Semirigid sections, especially those with cement-treated layers (SC or GC), demonstrated high fatigue life even under critical loading conditions. The slow damage progression in these materials suggests potential overdesign, which could accommodate DWPT integration without additional reinforcement. Nonetheless, the fatigue behavior of cement-treated layers is highly sensitive to minor stress variations, underscoring the importance of precise thickness and load path control.

Although the elastic multilayer model used aligns with the Spanish design standard (Norma 6.1-IC), future studies should incorporate viscoelastic and nonlinear formulations, as well as thermomechanical coupling, to better reflect in-service conditions. These limitations and the proposed extensions are discussed in Section 4.4.

The CU–asphalt interface emerged as structurally critical. While simulations with full bonding showed no significant discontinuities, experimental studies indicate that interface strength depends heavily on adhesive type and dosage. Although initial bonding was confirmed in lab tests using polyurethane adhesives, real-world performance may be affected by material adhesives, dosage, thermal cycles, and moisture. Nonlinear contact or cohesive zone models calibrated with experimental data are recommended to assess the risk of debonding and its structural implications.
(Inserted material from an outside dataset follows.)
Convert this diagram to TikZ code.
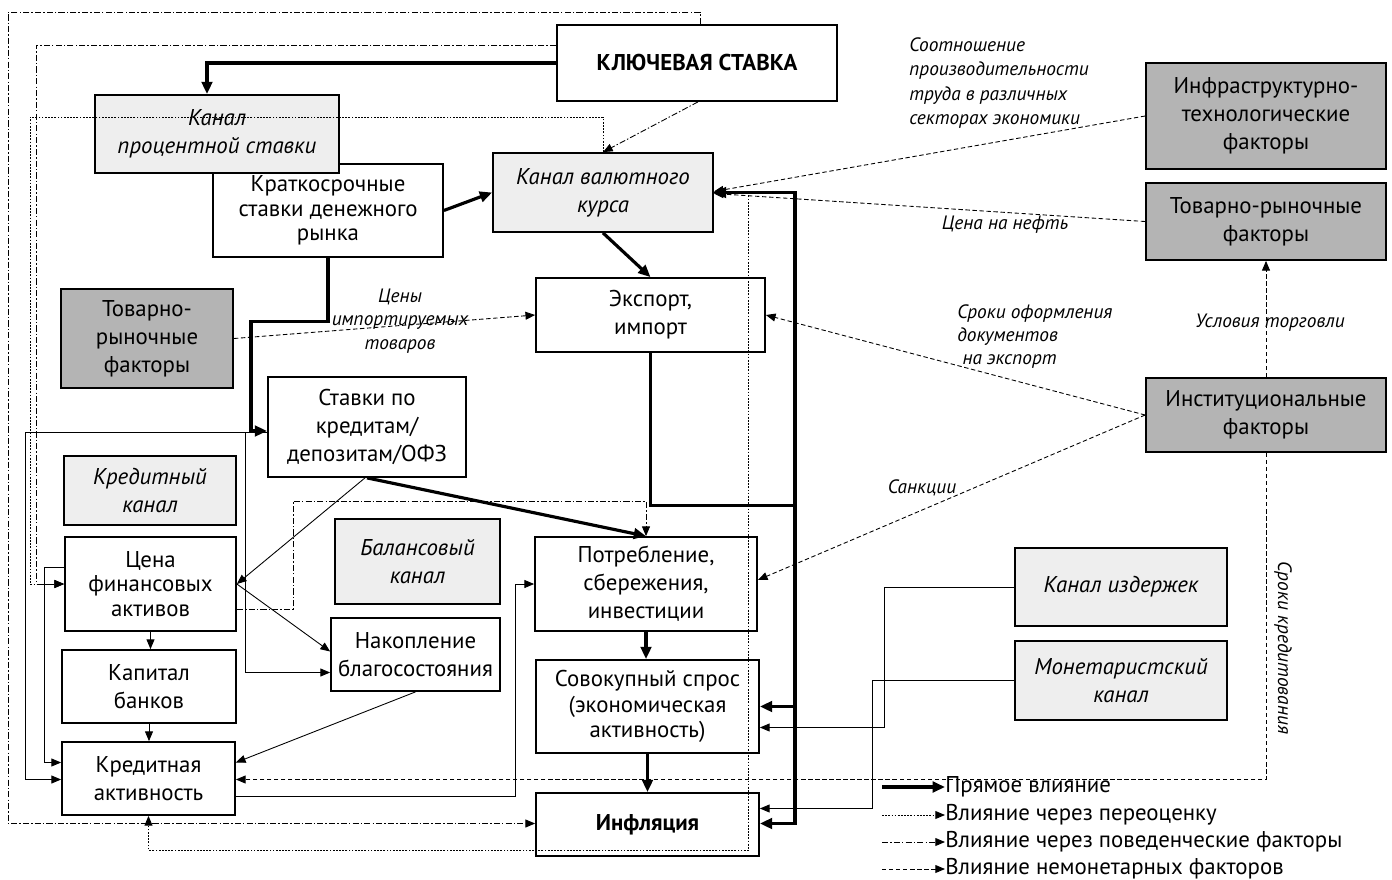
\documentclass[tikz,border=0pt]{standalone}
\usepackage{fontspec}
\setmainfont{PT Sans}
\usepackage{tikz}
\usetikzlibrary{arrows.meta,calc}

\definecolor{chanfill}{HTML}{EEEEEE}
\definecolor{factfill}{HTML}{B4B4B4}

\begin{document}
\begin{tikzpicture}[x=0.02cm,y=-0.02cm,
  box/.style={draw,line width=1pt,fill=white,align=center,inner sep=1pt,font=\fontsize{13}{16}\selectfont},
  chan/.style={box,fill=chanfill,font=\fontsize{13}{16}\selectfont\itshape},
  fact/.style={box,fill=factfill},
  sz/.style 2 args={minimum width=#1*0.02cm,minimum height=#2*0.02cm},
  tip/.style={-{Triangle[length=5.5pt,width=4.5pt]}},
  direct/.style={line width=1.8pt,-{Triangle[length=7pt,width=6pt]}},
  plain/.style={line width=0.5pt,tip},
  reval/.style={line width=0.5pt,dash pattern=on 1pt off 0.8pt,tip},
  behav/.style={line width=0.5pt,dash pattern=on 3.5pt off 1.2pt on 0.8pt off 1.2pt,tip},
  nonmon/.style={line width=0.5pt,dash pattern=on 2.5pt off 1.5pt,tip},
  lbl/.style={font=\fontsize{11}{14}\selectfont\itshape,inner sep=0pt},
  leg/.style={anchor=west,inner sep=0pt,font=\fontsize{13}{16}\selectfont}]
  \fill[white] (0,0) rectangle (1392,879);
  \useasboundingbox (0,0) rectangle (1392,879);

  % monetary side
  \node[box,sz={280}{76},font=\fontsize{13}{16}\selectfont\bfseries] (key) at (697,63) {КЛЮЧЕВАЯ СТАВКА};
  \node[box,sz={230}{93},font=\fontsize{13}{14}\selectfont] (short) at (328,210.5) {Краткосрочные\\ставки денежного\\рынка};
  \node[chan,sz={244}{78}] (ir) at (217,134) {Канал\\процентной ставки};
  \node[chan,sz={220}{79}] (fx) at (603,192.5) {Канал валютного\\курса};
  \node[box,sz={229}{74}] (exim) at (650.5,315) {Экспорт,\\импорт};
  \node[fact,sz={172}{99}] (tovl) at (147,338.5) {Товарно-\\рыночные\\факторы};
  \node[box,sz={198}{100}] (rates) at (367,427) {Ставки по\\кредитам/\\депозитам/ОФЗ};
  \node[chan,sz={172}{69}] (cred) at (150,490.5) {Кредитный\\канал};
  \node[box,sz={171}{94},font=\fontsize{13}{14}\selectfont] (fin) at (150.5,584) {Цена\\финансовых\\активов};
  \node[chan,sz={165}{85}] (bal) at (417.5,561.5) {Балансовый\\канал};
  \node[box,sz={222}{94}] (cons) at (646,584) {Потребление,\\сбережения,\\инвестиции};
  \node[box,sz={169}{73}] (wealth) at (415.5,654.5) {Накопление\\благосостояния};
  \node[box,sz={174}{73}] (cap) at (149,686.5) {Капитал\\банков};
  \node[box,sz={223}{93},font=\fontsize{13}{14.5}\selectfont] (demand) at (647.5,706.5) {Совокупный спрос\\(экономическая\\активность)};
  \node[box,sz={173}{73}] (credact) at (148.5,778.5) {Кредитная\\активность};
  \node[box,sz={223}{63},font=\fontsize{13}{16}\selectfont\bfseries] (infl) at (647.5,824.5) {Инфляция};

  % non-monetary side
  \node[fact,sz={240}{106}] (infra) at (1266,116) {Инфраструктурно-\\технологические\\факторы};
  \node[fact,sz={240}{77}] (tovr) at (1266,221.5) {Товарно-рыночные\\факторы};
  \node[fact,sz={240}{74}] (inst) at (1266,415) {Институциональные\\факторы};
  \node[chan,sz={212}{78}] (cost) at (1121,587) {Канал издержек};
  \node[chan,sz={212}{79}] (monet) at (1121,680.5) {Монетаристский\\канал};

  % labels
  \node[lbl,anchor=north west,align=left] (prodlbl) at (909,37) {Соотношение\\производительности\\труда в различных\\секторах экономики};
  \node[lbl] (oillbl) at (1005,225) {Цена на нефть};
  \node[lbl,anchor=north west,align=left,font=\fontsize{11}{13.3}\selectfont\itshape] (doclbl) at (957,304) {Сроки оформления\\документов\\\ на экспорт};
  \node[lbl] (tradelbl) at (1270,323) {Условия торговли};
  \node[lbl] (sanclbl) at (922,488) {Санкции};
  \node[lbl,align=center,font=\fontsize{11}{13.5}\selectfont\itshape] (implbl) at (400,321) {Цены\\импортируемых\\товаров};
  \node[lbl,rotate=-90] (termlbl) at (1283,648) {Сроки кредитования};

  % direct
  \draw[direct] (key.west) -| ($(ir.north)+(-10,0)$);
  \draw[direct] (short.east) -- (fx.west);
  \draw[direct] (fx.south) -- (exim.north);
  \draw[direct] (short.south) -- ++(0,64) -- ++(-77,0) |- ($(rates.west)+(0,4)$);
  \draw[direct] (rates.south) -- (cons.north);
  \draw[line width=1.8pt,line cap=rect] (exim.south) -- ++(0,153) -- ++(144.5,0) coordinate (bus);
  \draw[direct] (bus) |- (fx.east);
  \draw[direct] (bus) |- (demand.east);
  \draw[direct] (bus) |- ($(infl.east)+(0,-1)$);
  \draw[direct] (cons.south) -- (cons.south |- demand.north);
  \draw[direct] (demand.south) -- (infl.north);

  % plain
  \draw[plain] ($(rates.south)+(-2,0)$) -- (fin.east);
  \draw[plain] (fin.east) -- ($(wealth.west)+(0,-3)$);
  \draw[plain] ($(rates.west)+(0,5)$) -- ++(-242,0) |- ($(credact.west)+(0,1)$);
  \draw[plain] ($(rates.west)+(-22,5)$) |- ($(wealth.west)+(0,18)$);
  \draw[plain] (fin.south) -- (fin.south |- cap.north);
  \draw[plain] (cap.south) -- (cap.south |- credact.north);
  \draw[plain] (wealth.south) -- ($(credact.east)+(0,-16)$);
  \draw[plain] ($(credact.east)+(0,18)$) -- ++(280,0) |- (cons.west);
  \draw[plain] ($(fin.west)+(0,-17)$) -- ++(-20,0) |- ($(credact.west)+(0,-16)$);
  \draw[plain] (cost.west) -- ++(-130,0) |- ($(demand.east)+(0,21)$);
  \draw[plain] (monet.west) -- ++(-142,0) |- ($(infl.east)+(0,-16)$);

  % revaluation
  \draw[reval] (fx.north) -- ++(0,-35) -- ++(-573,0) |- (fin.west);
  \draw[reval] (fx.east) -- ++(35,0) -- ++(0,657.5) -| (credact.south);

  % behavioural
  \draw[behav] ($(key.west)+(0,-18)$) -- ++(-520,0) |- (fin.west);
  \draw[behav] ($(key.north)+(3,0)$) -- ++(0,-12) -- ++(-692,0) |- ($(infl.west)+(0,-1)$);
  \draw[behav] ($(key.south)+(1,0)$) -- (fx.north);
  \draw[behav] ($(fin.east)+(0,25)$) -| ($(cons.north)+(-353,-35)$) -| (cons.north);

  % non-monetary
  \draw[nonmon] (tovl.east) -- (exim.west);
  \draw[nonmon] (infra.west) -- ($(fx.east)+(0,-1)$);
  \draw[nonmon] (tovr.west) -- ($(fx.east)+(0,1)$);
  \draw[nonmon] (inst.west) -- (exim.east);
  \draw[nonmon] (inst.west) -- ($(cons.east)+(0,-4)$);
  \draw[nonmon] (inst.north) -- (tovr.south);
  \draw[nonmon] (inst.south) |- ($(credact.east)+(0,1)$);

  % legend
  \node[leg] (leg1) at (945,787) {Прямое влияние};
  \node[leg] (leg2) at (945,815) {Влияние через переоценку};
  \node[leg] (leg3) at (945,842) {Влияние через поведенческие факторы};
  \node[leg] (leg4) at (945,869) {Влияние немонетарных факторов};
  \draw[direct] ($(leg1.west)+(-63,0)$) -- (leg1.west);
  \draw[reval] ($(leg2.west)+(-63,0)$) -- (leg2.west);
  \draw[behav] ($(leg3.west)+(-63,0)$) -- (leg3.west);
  \draw[nonmon] ($(leg4.west)+(-63,0)$) -- (leg4.west);
\end{tikzpicture}
\end{document}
Overall, these findings apply not only to the Spanish network but also to any road system with similar pavement typologies, supporting the efficient and durable integration of DWPT technologies in global transport infrastructure.

As part of future research, a comprehensive sensitivity analysis will be conducted to evaluate the influence of material stiffness, interface behavior, and pavement geometry on the structural performance of DWPT-integrated sections. This will help assess the robustness of design assumptions and identify critical variables for structural optimization.